The language rules we were never taught, but we somehow know them anyway, by Mark Forsyth.
“Adjectives in English absolutely have to be in this order: opinion-size-age-shape-colour-origin-material-purpose Noun. So you can have a lovely little old rectangular green French silver whittling knife. But if you mess with that word order in the slightest you’ll sound like a maniac. It’s an odd thing that every English speaker uses that list, but almost none of us could write it out.”Go ahead, try to write the sentence in a different sequence. It will sound wrong. You cannot have an old little French lovely silver whittling rectangular green knife.Why this is TOF does not know. But we will say "a steel cutting die" (material-purpose Noun) and not "a cutting steel die" (purpose-material Noun).
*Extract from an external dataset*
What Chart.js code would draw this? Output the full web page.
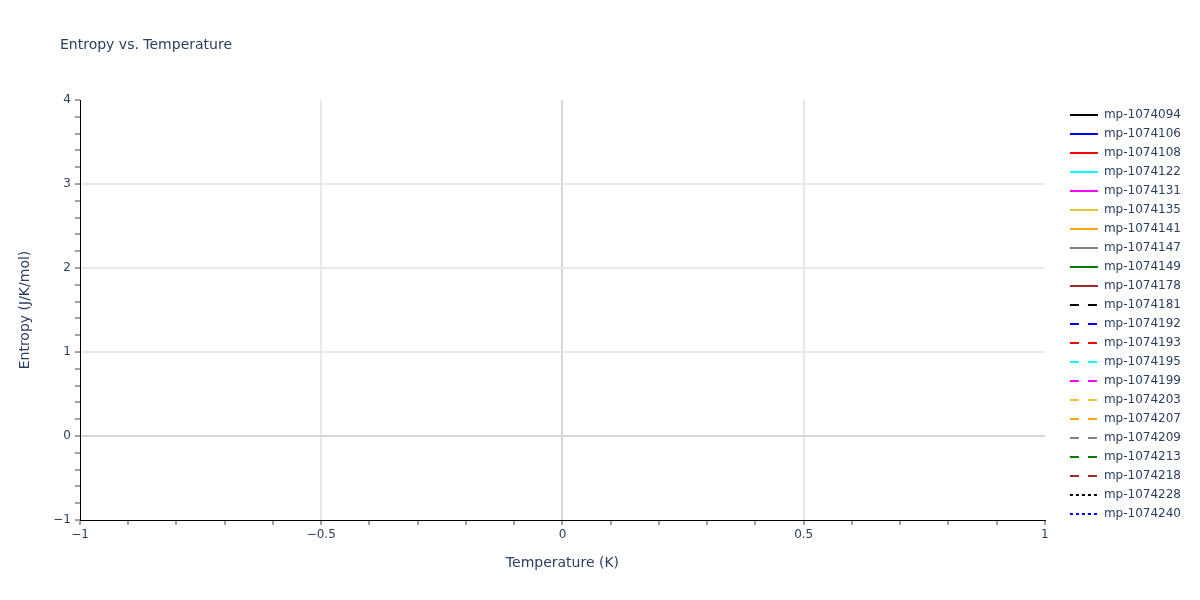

There are also sound patterns.
"The Big Bad Wolf is just obeying another great linguistic law that every native English speaker knows, but doesn’t know that they know. And it’s the same reason that you’ve never listened to hop-hip music. If somebody said ‘zag-zig’ or ‘cross-criss’ you would know they were breaking a rule
You are utterly familiar with the rule of ablaut reduplication. You’ve been using it all your life. It’s just that you’ve never heard of it. But if somebody said the words zag-zig, or ‘cross-criss you would know, deep down in your loins, that they were breaking a sacred rule of language. You just wouldn’t know which one."
If there are three words then the vowel order has to go I, A, O. If there are two words then the first is I and the second is either A or O. Mish-mash, chit-chat, dilly-dally, shilly-shally, tip top, hip-hop, flip-flop, tic tac, sing song, ding dong, King Kong, ping pong.